## [Set task]
Output every line exactly as written. Leave out pictures.

_____

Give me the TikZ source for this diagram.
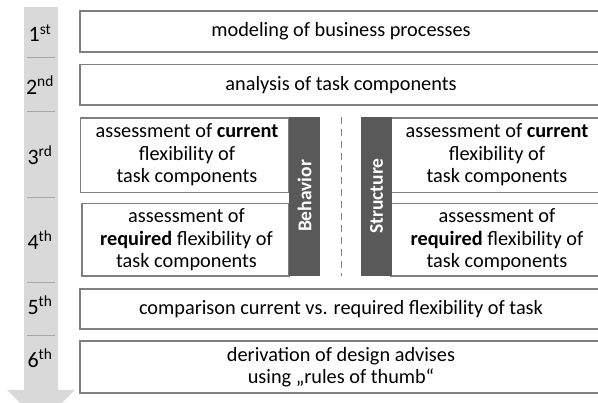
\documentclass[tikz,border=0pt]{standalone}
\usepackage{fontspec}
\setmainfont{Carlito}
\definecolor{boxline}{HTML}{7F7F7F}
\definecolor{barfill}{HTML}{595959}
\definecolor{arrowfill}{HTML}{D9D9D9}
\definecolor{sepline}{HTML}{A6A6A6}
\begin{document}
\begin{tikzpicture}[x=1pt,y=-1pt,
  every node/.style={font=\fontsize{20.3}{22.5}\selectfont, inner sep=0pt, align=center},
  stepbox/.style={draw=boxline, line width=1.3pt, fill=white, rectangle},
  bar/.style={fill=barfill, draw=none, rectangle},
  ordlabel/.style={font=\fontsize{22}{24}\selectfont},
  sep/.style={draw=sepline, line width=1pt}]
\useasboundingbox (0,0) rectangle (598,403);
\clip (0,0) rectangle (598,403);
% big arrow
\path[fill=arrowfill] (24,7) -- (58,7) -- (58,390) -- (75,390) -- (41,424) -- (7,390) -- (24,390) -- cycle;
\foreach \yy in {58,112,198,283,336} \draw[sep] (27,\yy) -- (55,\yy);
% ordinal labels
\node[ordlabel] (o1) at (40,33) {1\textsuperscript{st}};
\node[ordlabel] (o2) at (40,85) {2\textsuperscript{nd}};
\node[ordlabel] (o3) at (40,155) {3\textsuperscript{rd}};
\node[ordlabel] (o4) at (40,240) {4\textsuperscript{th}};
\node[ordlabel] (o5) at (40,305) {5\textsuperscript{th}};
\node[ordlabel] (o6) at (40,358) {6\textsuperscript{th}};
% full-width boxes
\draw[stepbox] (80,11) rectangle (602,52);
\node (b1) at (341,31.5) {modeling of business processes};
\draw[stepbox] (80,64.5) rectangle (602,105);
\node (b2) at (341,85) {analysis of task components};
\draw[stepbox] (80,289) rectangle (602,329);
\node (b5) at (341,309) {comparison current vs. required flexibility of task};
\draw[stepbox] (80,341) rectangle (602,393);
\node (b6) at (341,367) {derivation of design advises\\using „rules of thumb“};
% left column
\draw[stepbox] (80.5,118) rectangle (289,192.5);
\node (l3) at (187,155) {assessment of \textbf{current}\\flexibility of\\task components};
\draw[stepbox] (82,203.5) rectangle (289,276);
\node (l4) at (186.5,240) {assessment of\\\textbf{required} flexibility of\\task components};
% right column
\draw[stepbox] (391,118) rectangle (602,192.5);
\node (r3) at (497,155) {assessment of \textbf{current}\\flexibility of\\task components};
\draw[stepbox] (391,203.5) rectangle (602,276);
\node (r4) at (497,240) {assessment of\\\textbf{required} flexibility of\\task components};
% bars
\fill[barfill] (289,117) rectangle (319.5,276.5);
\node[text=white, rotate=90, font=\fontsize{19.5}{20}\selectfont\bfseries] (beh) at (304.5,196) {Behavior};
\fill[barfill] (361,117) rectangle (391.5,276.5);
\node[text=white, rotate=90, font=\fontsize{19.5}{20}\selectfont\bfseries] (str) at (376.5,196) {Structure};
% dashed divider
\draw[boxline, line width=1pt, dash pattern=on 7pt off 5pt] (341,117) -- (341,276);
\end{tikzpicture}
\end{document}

_____

## [Exercise solution]
Give me the TikZ source for this diagram.
\documentclass[tikz,border=0pt]{standalone}
\usepackage{fontspec}
\setmainfont{Carlito}
\definecolor{boxline}{HTML}{7F7F7F}
\definecolor{barfill}{HTML}{595959}
\definecolor{arrowfill}{HTML}{D9D9D9}
\definecolor{sepline}{HTML}{A6A6A6}
\begin{document}
\begin{tikzpicture}[x=1pt,y=-1pt,
  every node/.style={font=\fontsize{20.3}{22.5}\selectfont, inner sep=0pt, align=center},
  stepbox/.style={draw=boxline, line width=1.3pt, fill=white, rectangle},
  bar/.style={fill=barfill, draw=none, rectangle},
  ordlabel/.style={font=\fontsize{22}{24}\selectfont},
  sep/.style={draw=sepline, line width=1pt}]
\useasboundingbox (0,0) rectangle (598,403);
\clip (0,0) rectangle (598,403);
% big arrow
\path[fill=arrowfill] (24,7) -- (58,7) -- (58,390) -- (75,390) -- (41,424) -- (7,390) -- (24,390) -- cycle;
\foreach \yy in {58,112,198,283,336} \draw[sep] (27,\yy) -- (55,\yy);
% ordinal labels
\node[ordlabel] (o1) at (40,33) {1\textsuperscript{st}};
\node[ordlabel] (o2) at (40,85) {2\textsuperscript{nd}};
\node[ordlabel] (o3) at (40,155) {3\textsuperscript{rd}};
\node[ordlabel] (o4) at (40,240) {4\textsuperscript{th}};
\node[ordlabel] (o5) at (40,305) {5\textsuperscript{th}};
\node[ordlabel] (o6) at (40,358) {6\textsuperscript{th}};
% full-width boxes
\draw[stepbox] (80,11) rectangle (602,52);
\node (b1) at (341,31.5) {modeling of business processes};
\draw[stepbox] (80,64.5) rectangle (602,105);
\node (b2) at (341,85) {analysis of task components};
\draw[stepbox] (80,289) rectangle (602,329);
\node (b5) at (341,309) {comparison current vs. required flexibility of task};
\draw[stepbox] (80,341) rectangle (602,393);
\node (b6) at (341,367) {derivation of design advises\\using „rules of thumb“};
% left column
\draw[stepbox] (80.5,118) rectangle (289,192.5);
\node (l3) at (187,155) {assessment of \textbf{current}\\flexibility of\\task components};
\draw[stepbox] (82,203.5) rectangle (289,276);
\node (l4) at (186.5,240) {assessment of\\\textbf{required} flexibility of\\task components};
% right column
\draw[stepbox] (391,118) rectangle (602,192.5);
\node (r3) at (497,155) {assessment of \textbf{current}\\flexibility of\\task components};
\draw[stepbox] (391,203.5) rectangle (602,276);
\node (r4) at (497,240) {assessment of\\\textbf{required} flexibility of\\task components};
% bars
\fill[barfill] (289,117) rectangle (319.5,276.5);
\node[text=white, rotate=90, font=\fontsize{19.5}{20}\selectfont\bfseries] (beh) at (304.5,196) {Behavior};
\fill[barfill] (361,117) rectangle (391.5,276.5);
\node[text=white, rotate=90, font=\fontsize{19.5}{20}\selectfont\bfseries] (str) at (376.5,196) {Structure};
% dashed divider
\draw[boxline, line width=1pt, dash pattern=on 7pt off 5pt] (341,117) -- (341,276);
\end{tikzpicture}
\end{document}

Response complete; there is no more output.